MY STORY: what is integration? [part 7]

It’s been two years and three months since my last teacher abandoned my physical self.

HYGGE VIKINGMY STORYNEW BEGINNINGSSPIRITUAL GROWTH

the Hygge Viking

1/11/20263 min read

man riding horse on brown field during night time
man riding horse on brown field during night time

It’s Christmas Eve 2024. It’s been two years and three months since my last teacher abandoned my physical self.

I now know that he was my greatest and most cruel teacher. I now know that he has sacrificed his life in this time to teach many, many people. I don’t believe that his physical self is aware enough to know, but his soul knows the gift he gives. And that’s how some of us learn.

I have changed the pattern of needing painful lessons to learn going forward.

Fear and worry have been like sticky fly tape, staying around while I have been spiritually skirting them in a resistant war dance.

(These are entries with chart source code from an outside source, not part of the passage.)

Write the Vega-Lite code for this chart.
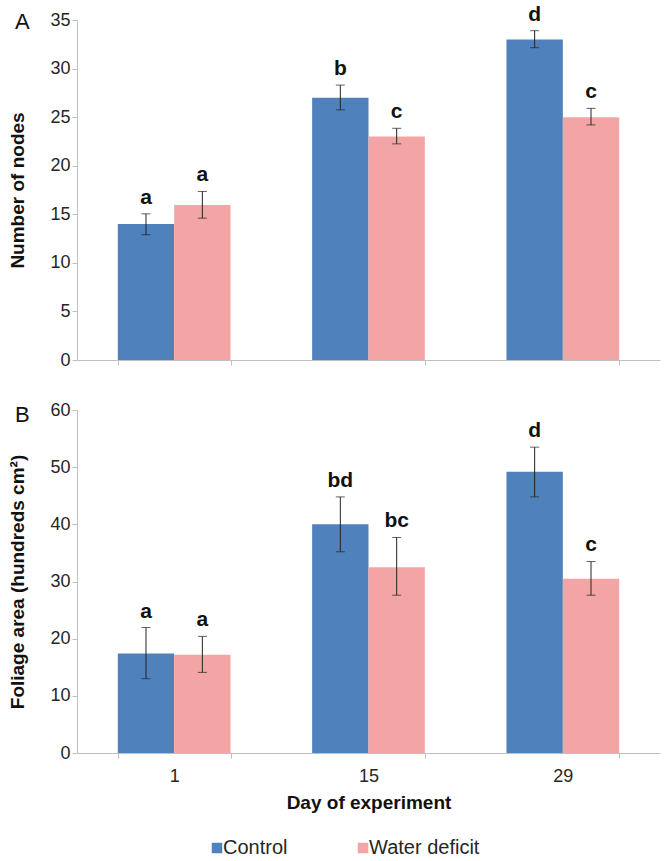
{
  "$schema": "https://vega.github.io/schema/vega-lite/v6.json",
  "padding": {"left": 8, "top": 3, "right": 5, "bottom": 0},
  "background": "white",
  "config": {
    "font": "Liberation Sans",
    "view": {"stroke": null},
    "axis": {
      "grid": false,
      "domainColor": "#bfbfbf",
      "tickColor": "#bfbfbf",
      "tickSize": 5,
      "labelFont": "Liberation Sans",
      "labelFontSize": 18,
      "labelColor": "#262626",
      "titleFont": "Liberation Sans",
      "titleFontSize": 19,
      "titleFontWeight": "bold",
      "titleColor": "#111111"
    },
    "title": {"font": "Liberation Sans", "color": "#111111"}
  },
  "resolve": {"scale": {"color": "independent"}, "legend": {"color": "independent"}},
  "datasets": {
    "nodes": [
      {"day": "1", "group": "Control", "value": 14, "low": 12.9, "high": 15.05, "letter": "a"},
      {"day": "1", "group": "Water deficit", "value": 15.95, "low": 14.6, "high": 17.35, "letter": "a"},
      {"day": "15", "group": "Control", "value": 27, "low": 25.75, "high": 28.3, "letter": "b"},
      {"day": "15", "group": "Water deficit", "value": 23, "low": 22.25, "high": 23.85, "letter": "c"},
      {"day": "29", "group": "Control", "value": 33, "low": 32.15, "high": 33.9, "letter": "d"},
      {"day": "29", "group": "Water deficit", "value": 25, "low": 24.2, "high": 25.9, "letter": "c"}
    ],
    "foliage": [
      {"day": "1", "group": "Control", "value": 17.4, "low": 13.0, "high": 21.95, "letter": "a"},
      {"day": "1", "group": "Water deficit", "value": 17.2, "low": 14.1, "high": 20.4, "letter": "a"},
      {"day": "15", "group": "Control", "value": 40.0, "low": 35.2, "high": 44.8, "letter": "bd"},
      {"day": "15", "group": "Water deficit", "value": 32.5, "low": 27.6, "high": 37.7, "letter": "bc"},
      {"day": "29", "group": "Control", "value": 49.2, "low": 44.8, "high": 53.5, "letter": "d"},
      {"day": "29", "group": "Water deficit", "value": 30.5, "low": 27.6, "high": 33.5, "letter": "c"}
    ]
  },
  "spacing": 32,
  "vconcat": [
    {
      "width": 583,
      "height": 340,
      "title": {"text": "A", "anchor": "start", "frame": "group", "dx": -62, "dy": 30, "offset": 0, "fontSize": 22, "fontWeight": "normal"},
      "data": {"name": "nodes"},
      "encoding": {
        "x": {
          "field": "day", "type": "nominal", "sort": ["1", "15", "29"],
          "scale": {"paddingInner": 0.42, "paddingOuter": 0.21},
          "axis": {"labels": false, "title": null, "tickBand": "extent"}
        },
        "xOffset": {"field": "group", "sort": ["Control", "Water deficit"], "scale": {"paddingInner": 0, "paddingOuter": 0}}
      },
      "layer": [
        {
          "mark": {"type": "bar"},
          "encoding": {
            "y": {"field": "value", "type": "quantitative", "title": "Number of nodes",
                  "scale": {"domain": [0, 35], "nice": false},
                  "axis": {"values": [0, 5, 10, 15, 20, 25, 30, 35], "titlePadding": 22}},
            "color": {"field": "group", "type": "nominal",
                      "scale": {"domain": ["Control", "Water deficit"], "range": ["#4f81bd", "#f3a5a5"]},
                      "legend": null}
          }
        },
        {
          "mark": {"type": "rule", "color": "#222222", "strokeWidth": 1},
          "encoding": {
            "y": {"field": "low", "type": "quantitative", "title": "Number of nodes"},
            "y2": {"field": "high"}
          }
        },
        {
          "mark": {"type": "tick", "color": "#222222", "thickness": 1, "size": 9},
          "encoding": {"y": {"field": "low", "type": "quantitative", "title": "Number of nodes"}}
        },
        {
          "mark": {"type": "tick", "color": "#222222", "thickness": 1, "size": 9},
          "encoding": {"y": {"field": "high", "type": "quantitative", "title": "Number of nodes"}}
        },
        {
          "mark": {"type": "text", "fontSize": 21, "fontWeight": "bold", "baseline": "alphabetic", "dy": -10, "color": "#111111"},
          "encoding": {
            "y": {"field": "high", "type": "quantitative", "title": "Number of nodes"},
            "text": {"field": "letter"}
          }
        }
      ]
    },
    {
      "width": 583,
      "height": 343,
      "title": {"text": "B", "anchor": "start", "frame": "group", "dx": -62, "dy": 26, "offset": 0, "fontSize": 22, "fontWeight": "normal"},
      "data": {"name": "foliage"},
      "encoding": {
        "x": {
          "field": "day", "type": "nominal", "sort": ["1", "15", "29"],
          "scale": {"paddingInner": 0.42, "paddingOuter": 0.21},
          "axis": {"labelAngle": 0, "title": "Day of experiment", "tickBand": "extent", "labelPadding": 9, "titlePadding": 8}
        },
        "xOffset": {"field": "group", "sort": ["Control", "Water deficit"], "scale": {"paddingInner": 0, "paddingOuter": 0}}
      },
      "layer": [
        {
          "mark": {"type": "bar"},
          "encoding": {
            "y": {"field": "value", "type": "quantitative", "title": "Foliage area  (hundreds cm²)",
                  "scale": {"domain": [0, 60], "nice": false},
                  "axis": {"values": [0, 10, 20, 30, 40, 50, 60], "titlePadding": 22}},
            "color": {"field": "group", "type": "nominal",
                      "scale": {"domain": ["Control", "Water deficit"], "range": ["#4f81bd", "#f3a5a5"]},
                      "legend": {"title": null, "orient": "none", "legendX": 130, "legendY": 428, "direction": "horizontal",
                                 "symbolType": "square", "symbolSize": 110, "symbolStrokeWidth": 0,
                                 "labelFontSize": 20, "labelFont": "Liberation Sans", "labelColor": "#262626",
                                 "labelOffset": -4, "columnPadding": 65, "padding": 0}}
          }
        },
        {
          "mark": {"type": "rule", "color": "#222222", "strokeWidth": 1},
          "encoding": {
            "y": {"field": "low", "type": "quantitative", "title": "Foliage area  (hundreds cm²)"},
            "y2": {"field": "high"}
          }
        },
        {
          "mark": {"type": "tick", "color": "#222222", "thickness": 1, "size": 9},
          "encoding": {"y": {"field": "low", "type": "quantitative", "title": "Foliage area  (hundreds cm²)"}}
        },
        {
          "mark": {"type": "tick", "color": "#222222", "thickness": 1, "size": 9},
          "encoding": {"y": {"field": "high", "type": "quantitative", "title": "Foliage area  (hundreds cm²)"}}
        },
        {
          "mark": {"type": "text", "fontSize": 21, "fontWeight": "bold", "baseline": "alphabetic", "dy": -10, "color": "#111111"},
          "encoding": {
            "y": {"field": "high", "type": "quantitative", "title": "Foliage area  (hundreds cm²)"},
            "text": {"field": "letter"}
          }
        }
      ]
    }
  ]
}
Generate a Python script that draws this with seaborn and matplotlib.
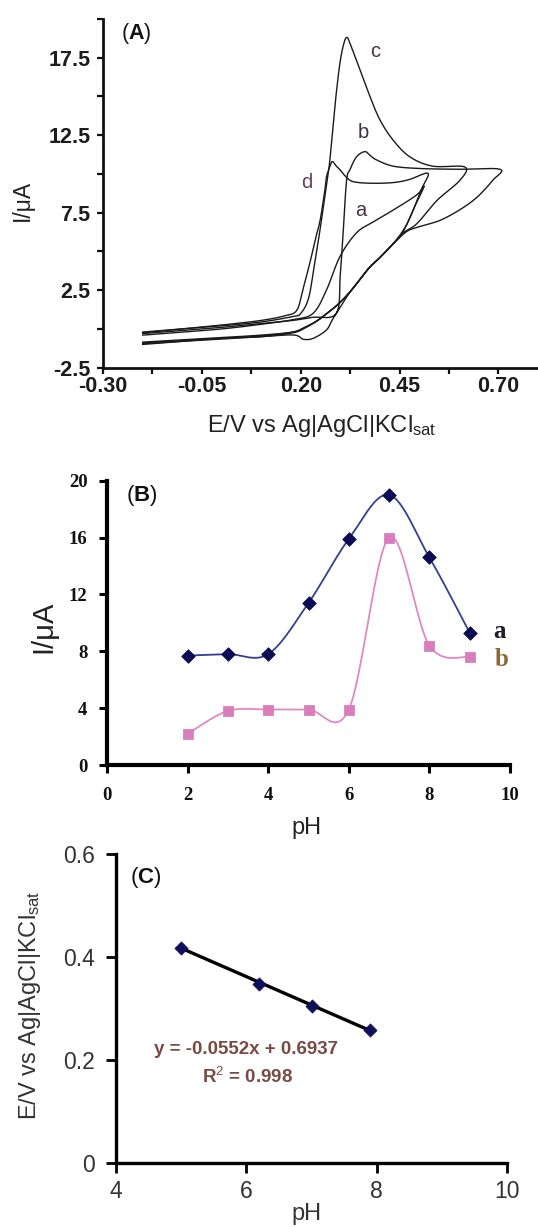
import numpy as np
import pandas as pd
import matplotlib
matplotlib.use("Agg")
import matplotlib.pyplot as plt
import seaborn as sns

# ---------------- data ----------------
# Panel A: cyclic voltammograms (E in V, I in uA), forward then reverse scan
cv_a_E = [-0.20, -0.10, 0.00, 0.10, 0.18, 0.231, 0.265, 0.299, 0.341, 0.383, 0.434, 0.493, 0.512,
          0.49, 0.465, 0.434, 0.40, 0.375, 0.35, 0.325, 0.295, 0.266, 0.24, 0.21, 0.18, 0.10, 0.0, -0.10, -0.20]
cv_a_I = [-0.4, -0.2, 0.0, 0.3, 0.6, 1.0, 2.5, 4.66, 6.2, 6.9, 7.67, 8.64, 9.2,
          8.0, 6.6, 5.5, 4.6, 4.0, 3.2, 2.4, 1.6, 1.0, 0.5, 0.1, -0.2, -0.45, -0.6, -0.75, -0.9]

cv_b_E = [-0.20, -0.10, 0.00, 0.10, 0.18, 0.23, 0.29, 0.30, 0.308, 0.316, 0.325, 0.341, 0.362, 0.375, 0.392,
          0.434, 0.50, 0.60, 0.704,
          0.686, 0.646, 0.603, 0.552, 0.50, 0.469, 0.434, 0.40, 0.375, 0.35, 0.325, 0.30, 0.28, 0.265,
          0.232, 0.207, 0.182, 0.10, 0.0, -0.10, -0.20]
cv_b_I = [-0.3, -0.1, 0.1, 0.35, 0.55, 0.75, 1.0, 3.5, 6.5, 9.6, 10.3, 11.1, 11.44, 11.2, 10.9,
          10.5, 10.35, 10.3, 10.3,
          9.6, 8.5, 7.7, 7.0, 6.6, 6.3, 5.5, 4.6, 4.0, 3.2, 2.4, 1.4, 0.6, -0.07,
          -0.6, -0.67, -0.39, -0.5, -0.65, -0.8, -0.95]

cv_c_E = [-0.20, -0.10, 0.00, 0.10, 0.18, 0.20, 0.22, 0.235, 0.25, 0.264, 0.272, 0.28, 0.289, 0.30, 0.31,
          0.317, 0.325, 0.35, 0.375, 0.40, 0.433, 0.476, 0.534, 0.615,
          0.603, 0.545, 0.494, 0.459, 0.434, 0.40, 0.375, 0.35, 0.325, 0.295, 0.266, 0.24, 0.21, 0.18,
          0.10, 0.0, -0.10, -0.20]
cv_c_I = [-0.2, 0.0, 0.2, 0.45, 0.8, 1.0, 2.0, 4.2, 6.6, 9.1, 10.5, 12.6, 15.0, 17.3, 18.5,
          18.8, 18.4, 16.7, 15.0, 13.5, 12.2, 11.1, 10.5, 10.45,
          9.6, 8.3, 6.8, 6.2, 5.5, 4.6, 4.0, 3.2, 2.4, 1.6, 1.0, 0.5, 0.05, -0.25,
          -0.5, -0.6, -0.8, -1.0]

cv_d_E = [-0.20, -0.10, 0.00, 0.10, 0.16, 0.19, 0.205, 0.223, 0.237, 0.249, 0.261, 0.265, 0.274, 0.28,
          0.29, 0.30, 0.315, 0.333, 0.375, 0.434, 0.476, 0.522,
          0.505, 0.48, 0.455, 0.434, 0.40, 0.375, 0.35, 0.325, 0.295, 0.266, 0.24, 0.21, 0.18,
          0.10, 0.0, -0.10, -0.20]
cv_d_I = [-0.25, 0.0, 0.25, 0.55, 0.85, 1.2, 2.5, 4.25, 5.8, 7.0, 8.95, 9.8, 10.5, 10.8,
          10.5, 10.25, 9.8, 9.5, 9.4, 9.44, 9.65, 10.04,
          9.0, 7.4, 6.1, 5.5, 4.6, 4.0, 3.2, 2.4, 1.6, 1.0, 0.5, 0.1, -0.2,
          -0.4, -0.55, -0.7, -0.85]

cv_names = ["a", "b", "c", "d"]

# Panel B: peak current vs pH
ph_b = [2, 3, 4, 5, 6, 7, 8, 9]
current_a = [7.7, 7.8, 7.8, 11.4, 15.9, 19.0, 14.6, 9.3]
current_b = [2.2, 3.8, 3.9, 3.9, 3.9, 16.0, 8.4, 7.6]

# Panel C: peak potential vs pH
ph_c = [5.0, 6.2, 7.0, 7.9]
potential_c = [0.418, 0.349, 0.305, 0.258]
fit_slope = -0.0552
fit_intercept = 0.6937
fit_r2 = 0.998

# tick labels
a_xticks = [-0.30, -0.05, 0.20, 0.45, 0.70]
a_yticks = [-2.5, 2.5, 7.5, 12.5, 17.5]
b_xticks = [0, 2, 4, 6, 8, 10]
b_yticks = [0, 4, 8, 12, 16, 20]
c_xticks = [4, 6, 8, 10]
c_yticks = [0, 0.2, 0.4, 0.6]


def catmull(x, y, n=25):
    P = np.column_stack([x, y]).astype(float)
    P = np.vstack([P[0], P, P[-1]])
    out = []
    t = np.linspace(0, 1, n)[:, None]
    for i in range(1, len(P) - 2):
        p0, p1, p2, p3 = P[i - 1], P[i], P[i + 1], P[i + 2]
        c = 0.5 * ((2 * p1) + (-p0 + p2) * t + (2 * p0 - 5 * p1 + 4 * p2 - p3) * t ** 2
                   + (-p0 + 3 * p1 - 3 * p2 + p3) * t ** 3)
        out.append(c if i == 1 else c[1:])
    arr = np.vstack(out)
    return arr[:, 0], arr[:, 1]


# ---------------- style ----------------
sns.set_theme(style="ticks")
plt.rcParams["font.family"] = ["Liberation Sans", "DejaVu Sans"]
plt.rcParams["mathtext.fontset"] = "custom"
plt.rcParams["mathtext.rm"] = "Liberation Sans"
plt.rcParams["mathtext.bf"] = "Liberation Sans:bold"
plt.rcParams["mathtext.it"] = "Liberation Sans:italic"

W, H = 538, 1227
fig = plt.figure(figsize=(W / 100, H / 100), dpi=100)


def px_axes(left, top, right, bottom):
    return fig.add_axes([left / W, 1 - bottom / H, (right - left) / W, (bottom - top) / H])


def ftext(x, y, s, **kw):
    fig.text(x / W, 1 - y / H, s, **kw)


# ---------------- Panel A ----------------
axA = px_axes(103, 18.9, 538, 367.7)
cv_sets = [(cv_a_E, cv_a_I), (cv_b_E, cv_b_I), (cv_c_E, cv_c_I), (cv_d_E, cv_d_I)]
for name, (E, I) in zip(cv_names, cv_sets):
    xs, ys = catmull(E, I, n=8)
    sns.lineplot(x=xs, y=ys, sort=False, estimator=None, color="#1a1a1a", lw=1.0, ax=axA)
axA.set_xlim(-0.30, 0.80)
axA.set_ylim(-2.5, 20)
axA.set_xticks(a_xticks)
axA.set_xticklabels([f"{v:.2f}" for v in a_xticks])
axA.set_xticks(np.arange(-0.30, 0.80, 0.125), minor=True)
axA.set_yticks(a_yticks)
axA.set_yticklabels([f"{v:.1f}" for v in a_yticks])
axA.set_yticks([0, 5, 10, 15, 20], minor=True)
for sp in ["top", "right"]:
    axA.spines[sp].set_visible(False)
for sp in ["left", "bottom"]:
    axA.spines[sp].set_linewidth(2.0)
    axA.spines[sp].set_color("#111111")
axA.tick_params(which="both", direction="out", length=4, width=1.6, color="#111111")
axA.tick_params(axis="y", which="major", pad=5)
axA.tick_params(axis="x", which="major", pad=2)
for lab in axA.get_xticklabels() + axA.get_yticklabels():
    lab.set_fontweight("bold")
    lab.set_fontsize(15.5)
    lab.set_color("#1c1c1c")
axA.set_xlabel("")
axA.set_ylabel("")
ftext(22, 200, "I/\u03bcA", fontsize=16.5, rotation=90, ha="center", va="center", color="#222222")
ftext(322, 426, r"E/V vs Ag|AgCl|KCl$_{\mathrm{sat}}$", fontsize=17, ha="center", va="center",
      color="#222222")
ftext(121, 33, r"($\mathbf{A}$)", fontsize=15.5, ha="left", va="center", color="#111111")

label_pos_A = {"c": (0.388, 17.87), "b": (0.357, 12.64), "d": (0.216, 9.42), "a": (0.352, 7.67)}
label_col_A = {"c": "#4a3344", "b": "#3e2f4a", "d": "#6b3d5e", "a": "#4a3344"}
for k, (ex, iy) in label_pos_A.items():
    axA.text(ex, iy, k, fontsize=14.5, ha="center", va="center", color=label_col_A[k])

# ---------------- Panel B ----------------
axB = px_axes(107, 480.7, 510, 765)
xa, ya = catmull(ph_b, current_a)
xb, yb = catmull(ph_b, current_b)
sns.lineplot(x=xa, y=ya, sort=False, estimator=None, color="#34408f", lw=1.3, ax=axB)
sns.lineplot(x=xb, y=yb, sort=False, estimator=None, color="#e088c4", lw=1.3, ax=axB)
sns.scatterplot(x=ph_b, y=current_a, marker="D", s=48, color="#0c0c55", edgecolor="#0c0c55", ax=axB,
                zorder=5)
sns.scatterplot(x=ph_b, y=current_b, marker="s", s=50, color="#d97dbb", edgecolor="#d97dbb", ax=axB,
                zorder=5)
axB.set_xlim(0, 10)
axB.set_ylim(0, 20)
axB.set_xticks(b_xticks)
axB.set_yticks(b_yticks)
for sp in ["top", "right"]:
    axB.spines[sp].set_visible(False)
for sp in ["left", "bottom"]:
    axB.spines[sp].set_linewidth(3.0)
    axB.spines[sp].set_color("#000000")
axB.tick_params(direction="out", length=6, width=2.2, color="#000000")
axB.tick_params(axis="x", pad=10)
axB.tick_params(axis="y", pad=8)
for lab in axB.get_xticklabels() + axB.get_yticklabels():
    lab.set_family(["Liberation Serif", "DejaVu Serif"])
    lab.set_fontweight("bold")
    lab.set_fontsize(13.5)
    lab.set_color("#111111")
axB.set_xlabel("")
axB.set_ylabel("")
ftext(43, 627, "I/\u03bcA", fontsize=21, rotation=90, ha="center", va="center", color="#222222")
ftext(306, 828, "pH", fontsize=17, ha="center", va="center", color="#222222")
ftext(126, 495, r"($\mathbf{B}$)", fontsize=16, ha="left", va="center", color="#111111")
axB.text(9.75, 9.37, "a", family=["Liberation Serif", "DejaVu Serif"], fontweight="bold",
         fontsize=18, ha="center", va="center", color="#1c1c2c")
axB.text(9.8, 7.4, "b", family=["Liberation Serif", "DejaVu Serif"], fontweight="bold",
         fontsize=18, ha="center", va="center", color="#8a6a3a")

# ---------------- Panel C ----------------
axC = px_axes(116, 854.3, 507, 1163.3)
fit_x = np.array([ph_c[0], ph_c[-1]])
fit_y = fit_slope * fit_x + fit_intercept
sns.lineplot(x=fit_x, y=fit_y, color="#000000", lw=2.4, ax=axC)
sns.scatterplot(x=ph_c, y=potential_c, marker="D", s=45, color="#10105a", edgecolor="#10105a", ax=axC,
                zorder=5)
axC.set_xlim(4, 10)
axC.set_ylim(0, 0.6)
axC.set_xticks(c_xticks)
axC.set_yticks(c_yticks)
axC.set_xticklabels([str(v) for v in c_xticks])
axC.set_yticklabels(["0", "0.2", "0.4", "0.6"])
for sp in ["top", "right"]:
    axC.spines[sp].set_visible(False)
for sp in ["left", "bottom"]:
    axC.spines[sp].set_linewidth(2.4)
    axC.spines[sp].set_color("#000000")
axC.tick_params(direction="out", length=7, width=2.0, color="#000000")
axC.tick_params(axis="x", pad=5)
axC.tick_params(axis="y", pad=8)
for lab in axC.get_xticklabels() + axC.get_yticklabels():
    lab.set_fontsize(16.5)
    lab.set_color("#333333")
axC.set_xlabel("")
axC.set_ylabel("")
ftext(30, 1005, r"E/V vs Ag|AgCl|KCl$_{\mathrm{sat}}$", fontsize=17, rotation=90, ha="center",
      va="center", color="#333333")
ftext(306, 1214, "pH", fontsize=17, ha="center", va="center", color="#333333")
ftext(130, 878, r"($\mathbf{C}$)", fontsize=16, ha="left", va="center", color="#111111")
axC.text(5.99, 0.22, f"y = {fit_slope:.4f}x + {fit_intercept:.4f}", fontsize=13.5, fontweight="bold",
         ha="center", va="center", color="#7a4a44")
axC.text(6.02, 0.168, f"R$^2$ = {fit_r2:.3f}", fontsize=13.5, fontweight="bold",
         ha="center", va="center", color="#7a4a44")

fig.savefig("out.png", dpi=100, facecolor="white")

Feeling deeper into both, I find my past identities crying, “You can’t let those fears and worries go. Please don’t abandon us.” I comfort them, letting them know that I now know how to graciously defend us.

I turn to find a huge anchor that I’ve been dragging along, collecting more and more abusive memories. I smile in appreciation as I see its mass. Its elemental metals are glowing and shining as a symbol of survival—fears and worries that work as a massive warning not to venture too far into happiness because something might happen. Fear.

We drag our anchor along and come face to face with my biggest point of resistance: abundance. I’ve defended my standpoint on abundance for years. Abundance is not limited to what we perceive as good. Abundance can take on a life of its own in the not-so-great realm. The not-so-great abundance has been the one I have played with for most of my life: an abundance of lack, fear, and worry. I used to say, “Be careful creating abundance. Be very clear on what you want to be abundant.” Yes, I had a healthy fear of that state of being. Yes, I had abundance all along.

Some say ego is the one with the fears and worries. I don’t really think that I believe in ego in that definition of the word. I have had many identities of myself—versions that performed certain aspects of life: daughter, mother, worker, cook, healer, artist. It’s semantics, I suppose, but for my purpose, I needed to make those parts of myself become one; thus, the word "identities" worked best for me.

I gathered the group of identities that have been the many iterations of me. I now present as the leader of this group. I assure them all that leaving behind worry and fear will allow us all to thrive. We discuss how together we can make abundance work for us. We realize how we can be aware together, with each of them having the ability to poke me lightly in the gut, heart, or mind as a reminder if I, the guide in the present, need to pay attention and course correct. You see, I am now aware of myself. I trust myself and my intuition!

It has taken a brutal teacher for me to become aware that I had become numb. I could not feel any messages that my body was trying to send me. I could no longer reason. Perhaps that’s where ego could appear, under duress, to aid us with remembering our boundaries. Ego is the bulldog standing in defense as a last-ditch effort for each of our identities. But what is being defended? Insecurity.

I understand what integration is now. Integration is allowing all of my identities to come together and feel seen and heard. And therein appears graciousness. Ego, with its emotional dysregulation and disorganized energy, is no longer out front, snarling in defense and scaring everything and everyone away. We no longer need to defend because we know.